::: RECORDED DATA

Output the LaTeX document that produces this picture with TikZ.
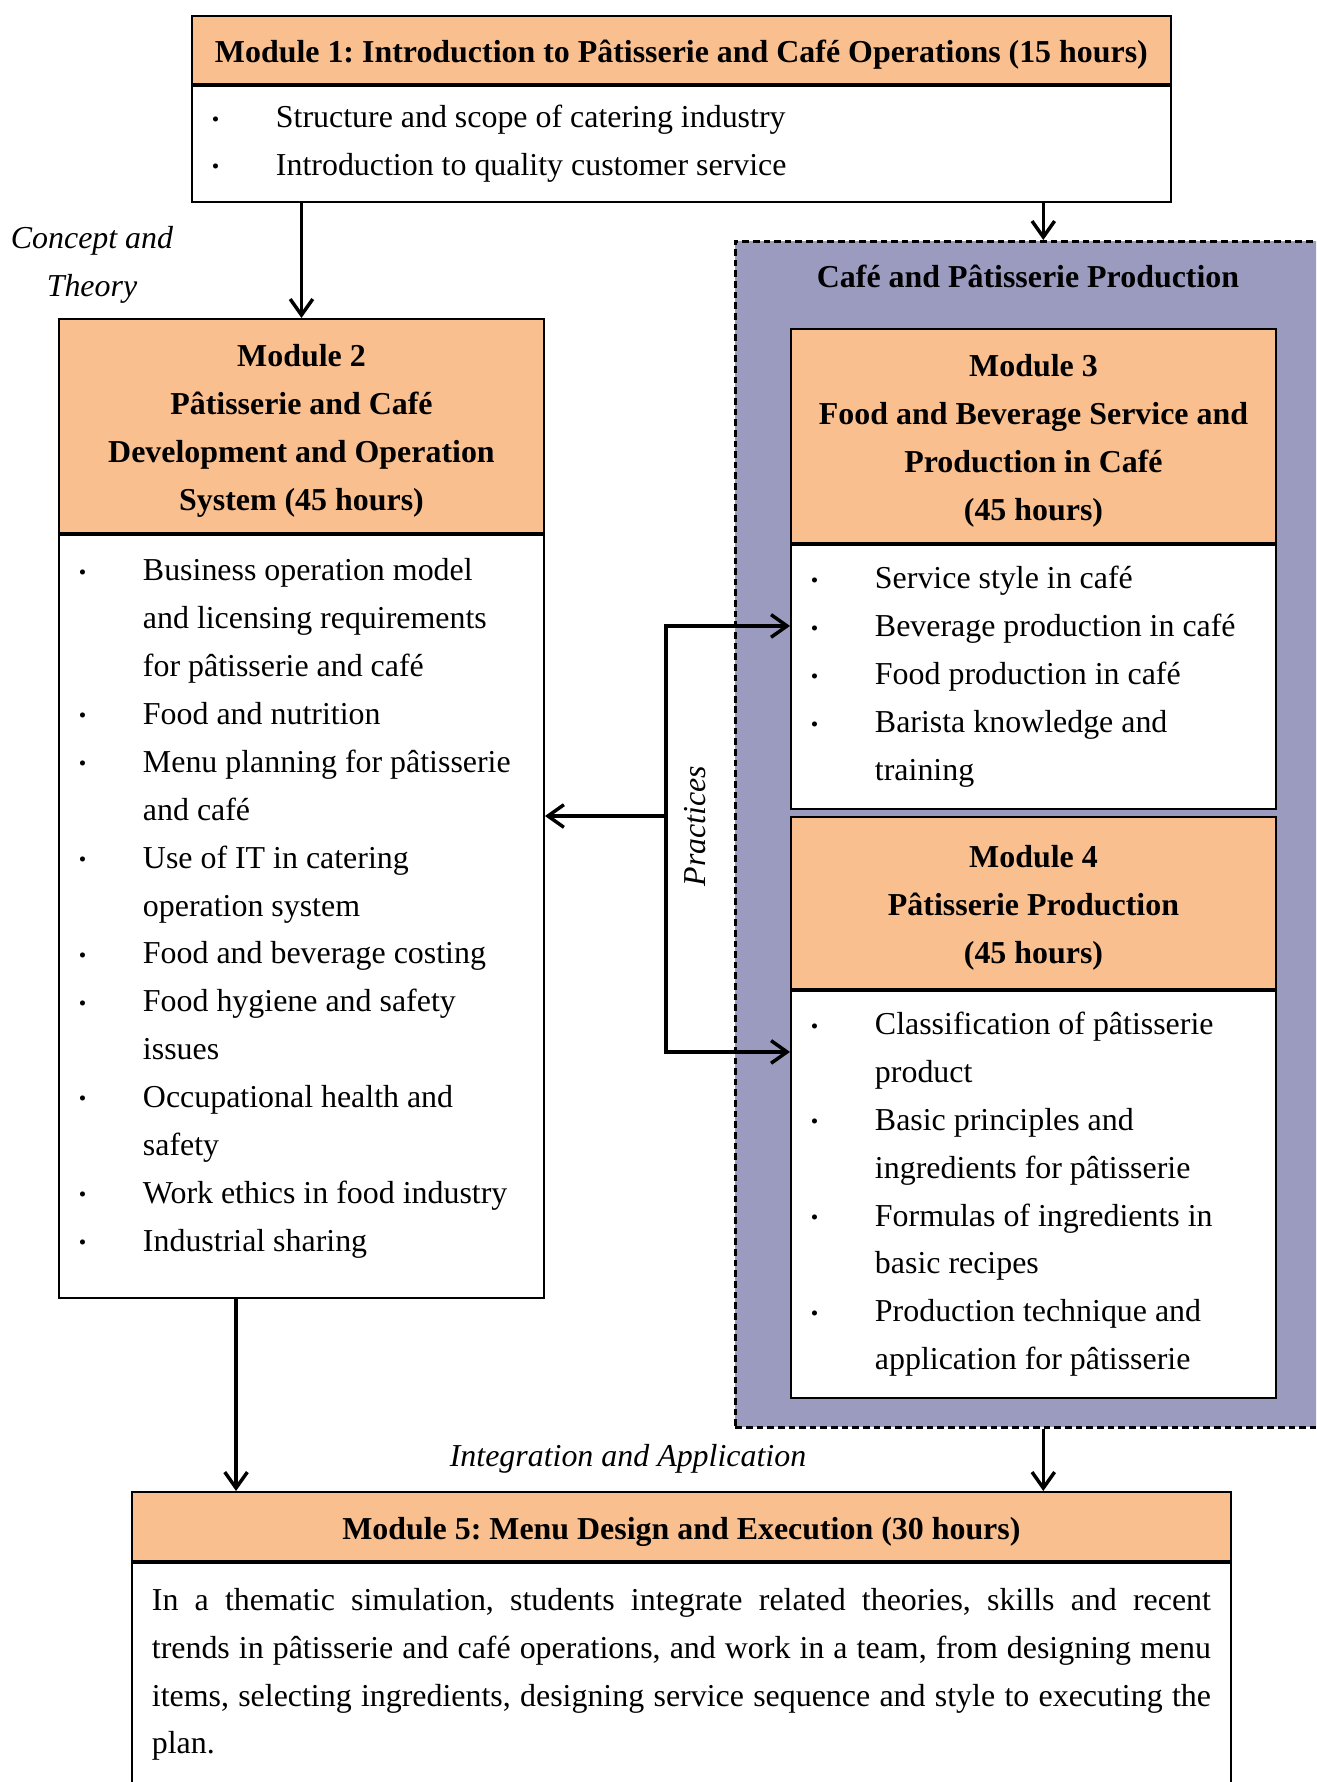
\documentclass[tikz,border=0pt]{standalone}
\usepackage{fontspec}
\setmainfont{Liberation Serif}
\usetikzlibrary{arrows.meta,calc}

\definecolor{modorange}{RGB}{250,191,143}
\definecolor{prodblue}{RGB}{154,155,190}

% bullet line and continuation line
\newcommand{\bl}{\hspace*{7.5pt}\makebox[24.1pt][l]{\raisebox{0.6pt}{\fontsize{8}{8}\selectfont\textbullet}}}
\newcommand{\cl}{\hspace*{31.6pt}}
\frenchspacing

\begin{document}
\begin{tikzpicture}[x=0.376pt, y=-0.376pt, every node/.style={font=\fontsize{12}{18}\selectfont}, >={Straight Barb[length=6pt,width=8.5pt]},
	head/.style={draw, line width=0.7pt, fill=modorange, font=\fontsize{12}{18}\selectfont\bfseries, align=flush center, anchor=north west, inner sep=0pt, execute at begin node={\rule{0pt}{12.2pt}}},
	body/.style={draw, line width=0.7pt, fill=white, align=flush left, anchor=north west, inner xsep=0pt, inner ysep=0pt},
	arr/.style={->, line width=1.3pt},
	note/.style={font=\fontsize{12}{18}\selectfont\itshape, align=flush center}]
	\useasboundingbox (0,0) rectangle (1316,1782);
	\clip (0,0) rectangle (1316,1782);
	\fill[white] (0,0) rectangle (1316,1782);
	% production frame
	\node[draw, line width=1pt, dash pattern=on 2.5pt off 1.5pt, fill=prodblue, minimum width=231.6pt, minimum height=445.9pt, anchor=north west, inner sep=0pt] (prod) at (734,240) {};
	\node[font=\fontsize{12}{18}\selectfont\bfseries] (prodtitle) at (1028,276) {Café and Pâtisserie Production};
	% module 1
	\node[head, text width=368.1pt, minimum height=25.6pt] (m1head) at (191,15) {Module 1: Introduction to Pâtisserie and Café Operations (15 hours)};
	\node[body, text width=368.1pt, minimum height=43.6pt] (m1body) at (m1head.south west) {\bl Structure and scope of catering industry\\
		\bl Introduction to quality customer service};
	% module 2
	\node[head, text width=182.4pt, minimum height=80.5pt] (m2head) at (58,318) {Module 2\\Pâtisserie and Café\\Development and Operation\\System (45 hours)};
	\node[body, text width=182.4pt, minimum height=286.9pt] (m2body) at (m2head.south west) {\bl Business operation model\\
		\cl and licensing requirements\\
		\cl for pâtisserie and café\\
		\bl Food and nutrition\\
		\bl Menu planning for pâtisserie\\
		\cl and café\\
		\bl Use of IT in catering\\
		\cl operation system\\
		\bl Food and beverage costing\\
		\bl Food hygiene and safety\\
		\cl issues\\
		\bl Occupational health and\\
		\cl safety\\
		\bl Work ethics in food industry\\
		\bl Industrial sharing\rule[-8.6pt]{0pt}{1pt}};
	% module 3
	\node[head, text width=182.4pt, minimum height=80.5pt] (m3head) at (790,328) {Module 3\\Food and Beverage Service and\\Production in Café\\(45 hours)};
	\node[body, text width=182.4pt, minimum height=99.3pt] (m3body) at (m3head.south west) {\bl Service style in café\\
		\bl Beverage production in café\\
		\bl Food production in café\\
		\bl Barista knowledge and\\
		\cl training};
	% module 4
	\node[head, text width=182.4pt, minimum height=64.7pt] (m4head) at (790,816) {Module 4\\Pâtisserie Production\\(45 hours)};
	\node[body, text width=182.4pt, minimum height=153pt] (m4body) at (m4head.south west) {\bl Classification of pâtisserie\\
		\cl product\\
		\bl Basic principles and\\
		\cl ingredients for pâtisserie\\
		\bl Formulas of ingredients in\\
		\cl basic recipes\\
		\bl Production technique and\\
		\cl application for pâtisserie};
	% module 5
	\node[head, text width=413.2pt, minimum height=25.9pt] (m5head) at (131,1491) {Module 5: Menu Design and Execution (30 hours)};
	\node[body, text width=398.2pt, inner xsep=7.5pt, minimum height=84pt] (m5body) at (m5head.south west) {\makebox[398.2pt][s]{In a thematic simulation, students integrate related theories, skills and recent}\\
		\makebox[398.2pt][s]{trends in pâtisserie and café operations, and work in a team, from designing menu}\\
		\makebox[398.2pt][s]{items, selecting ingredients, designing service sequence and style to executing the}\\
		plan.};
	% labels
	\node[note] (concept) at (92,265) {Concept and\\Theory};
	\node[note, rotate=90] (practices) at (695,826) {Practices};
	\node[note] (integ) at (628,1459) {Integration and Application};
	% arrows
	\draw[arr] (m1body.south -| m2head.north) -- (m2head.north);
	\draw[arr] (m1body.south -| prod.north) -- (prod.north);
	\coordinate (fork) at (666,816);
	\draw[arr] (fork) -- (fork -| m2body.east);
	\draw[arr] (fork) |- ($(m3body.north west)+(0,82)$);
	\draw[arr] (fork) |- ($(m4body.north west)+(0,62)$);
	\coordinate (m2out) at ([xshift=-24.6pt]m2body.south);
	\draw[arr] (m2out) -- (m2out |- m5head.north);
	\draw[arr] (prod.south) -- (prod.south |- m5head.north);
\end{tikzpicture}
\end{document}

::::::

▸ **TASK OBJECTIVE**:
Repeat the material exactly as it reads, without any of its pictures.

▸ **ANSWER**:
Output the LaTeX document that produces this picture with TikZ.
\documentclass[tikz,border=0pt]{standalone}
\usepackage{fontspec}
\setmainfont{Liberation Serif}
\usetikzlibrary{arrows.meta,calc}

\definecolor{modorange}{RGB}{250,191,143}
\definecolor{prodblue}{RGB}{154,155,190}

% bullet line and continuation line
\newcommand{\bl}{\hspace*{7.5pt}\makebox[24.1pt][l]{\raisebox{0.6pt}{\fontsize{8}{8}\selectfont\textbullet}}}
\newcommand{\cl}{\hspace*{31.6pt}}
\frenchspacing

\begin{document}
\begin{tikzpicture}[x=0.376pt, y=-0.376pt, every node/.style={font=\fontsize{12}{18}\selectfont}, >={Straight Barb[length=6pt,width=8.5pt]},
	head/.style={draw, line width=0.7pt, fill=modorange, font=\fontsize{12}{18}\selectfont\bfseries, align=flush center, anchor=north west, inner sep=0pt, execute at begin node={\rule{0pt}{12.2pt}}},
	body/.style={draw, line width=0.7pt, fill=white, align=flush left, anchor=north west, inner xsep=0pt, inner ysep=0pt},
	arr/.style={->, line width=1.3pt},
	note/.style={font=\fontsize{12}{18}\selectfont\itshape, align=flush center}]
	\useasboundingbox (0,0) rectangle (1316,1782);
	\clip (0,0) rectangle (1316,1782);
	\fill[white] (0,0) rectangle (1316,1782);
	% production frame
	\node[draw, line width=1pt, dash pattern=on 2.5pt off 1.5pt, fill=prodblue, minimum width=231.6pt, minimum height=445.9pt, anchor=north west, inner sep=0pt] (prod) at (734,240) {};
	\node[font=\fontsize{12}{18}\selectfont\bfseries] (prodtitle) at (1028,276) {Café and Pâtisserie Production};
	% module 1
	\node[head, text width=368.1pt, minimum height=25.6pt] (m1head) at (191,15) {Module 1: Introduction to Pâtisserie and Café Operations (15 hours)};
	\node[body, text width=368.1pt, minimum height=43.6pt] (m1body) at (m1head.south west) {\bl Structure and scope of catering industry\\
		\bl Introduction to quality customer service};
	% module 2
	\node[head, text width=182.4pt, minimum height=80.5pt] (m2head) at (58,318) {Module 2\\Pâtisserie and Café\\Development and Operation\\System (45 hours)};
	\node[body, text width=182.4pt, minimum height=286.9pt] (m2body) at (m2head.south west) {\bl Business operation model\\
		\cl and licensing requirements\\
		\cl for pâtisserie and café\\
		\bl Food and nutrition\\
		\bl Menu planning for pâtisserie\\
		\cl and café\\
		\bl Use of IT in catering\\
		\cl operation system\\
		\bl Food and beverage costing\\
		\bl Food hygiene and safety\\
		\cl issues\\
		\bl Occupational health and\\
		\cl safety\\
		\bl Work ethics in food industry\\
		\bl Industrial sharing\rule[-8.6pt]{0pt}{1pt}};
	% module 3
	\node[head, text width=182.4pt, minimum height=80.5pt] (m3head) at (790,328) {Module 3\\Food and Beverage Service and\\Production in Café\\(45 hours)};
	\node[body, text width=182.4pt, minimum height=99.3pt] (m3body) at (m3head.south west) {\bl Service style in café\\
		\bl Beverage production in café\\
		\bl Food production in café\\
		\bl Barista knowledge and\\
		\cl training};
	% module 4
	\node[head, text width=182.4pt, minimum height=64.7pt] (m4head) at (790,816) {Module 4\\Pâtisserie Production\\(45 hours)};
	\node[body, text width=182.4pt, minimum height=153pt] (m4body) at (m4head.south west) {\bl Classification of pâtisserie\\
		\cl product\\
		\bl Basic principles and\\
		\cl ingredients for pâtisserie\\
		\bl Formulas of ingredients in\\
		\cl basic recipes\\
		\bl Production technique and\\
		\cl application for pâtisserie};
	% module 5
	\node[head, text width=413.2pt, minimum height=25.9pt] (m5head) at (131,1491) {Module 5: Menu Design and Execution (30 hours)};
	\node[body, text width=398.2pt, inner xsep=7.5pt, minimum height=84pt] (m5body) at (m5head.south west) {\makebox[398.2pt][s]{In a thematic simulation, students integrate related theories, skills and recent}\\
		\makebox[398.2pt][s]{trends in pâtisserie and café operations, and work in a team, from designing menu}\\
		\makebox[398.2pt][s]{items, selecting ingredients, designing service sequence and style to executing the}\\
		plan.};
	% labels
	\node[note] (concept) at (92,265) {Concept and\\Theory};
	\node[note, rotate=90] (practices) at (695,826) {Practices};
	\node[note] (integ) at (628,1459) {Integration and Application};
	% arrows
	\draw[arr] (m1body.south -| m2head.north) -- (m2head.north);
	\draw[arr] (m1body.south -| prod.north) -- (prod.north);
	\coordinate (fork) at (666,816);
	\draw[arr] (fork) -- (fork -| m2body.east);
	\draw[arr] (fork) |- ($(m3body.north west)+(0,82)$);
	\draw[arr] (fork) |- ($(m4body.north west)+(0,62)$);
	\coordinate (m2out) at ([xshift=-24.6pt]m2body.south);
	\draw[arr] (m2out) -- (m2out |- m5head.north);
	\draw[arr] (prod.south) -- (prod.south |- m5head.north);
\end{tikzpicture}
\end{document}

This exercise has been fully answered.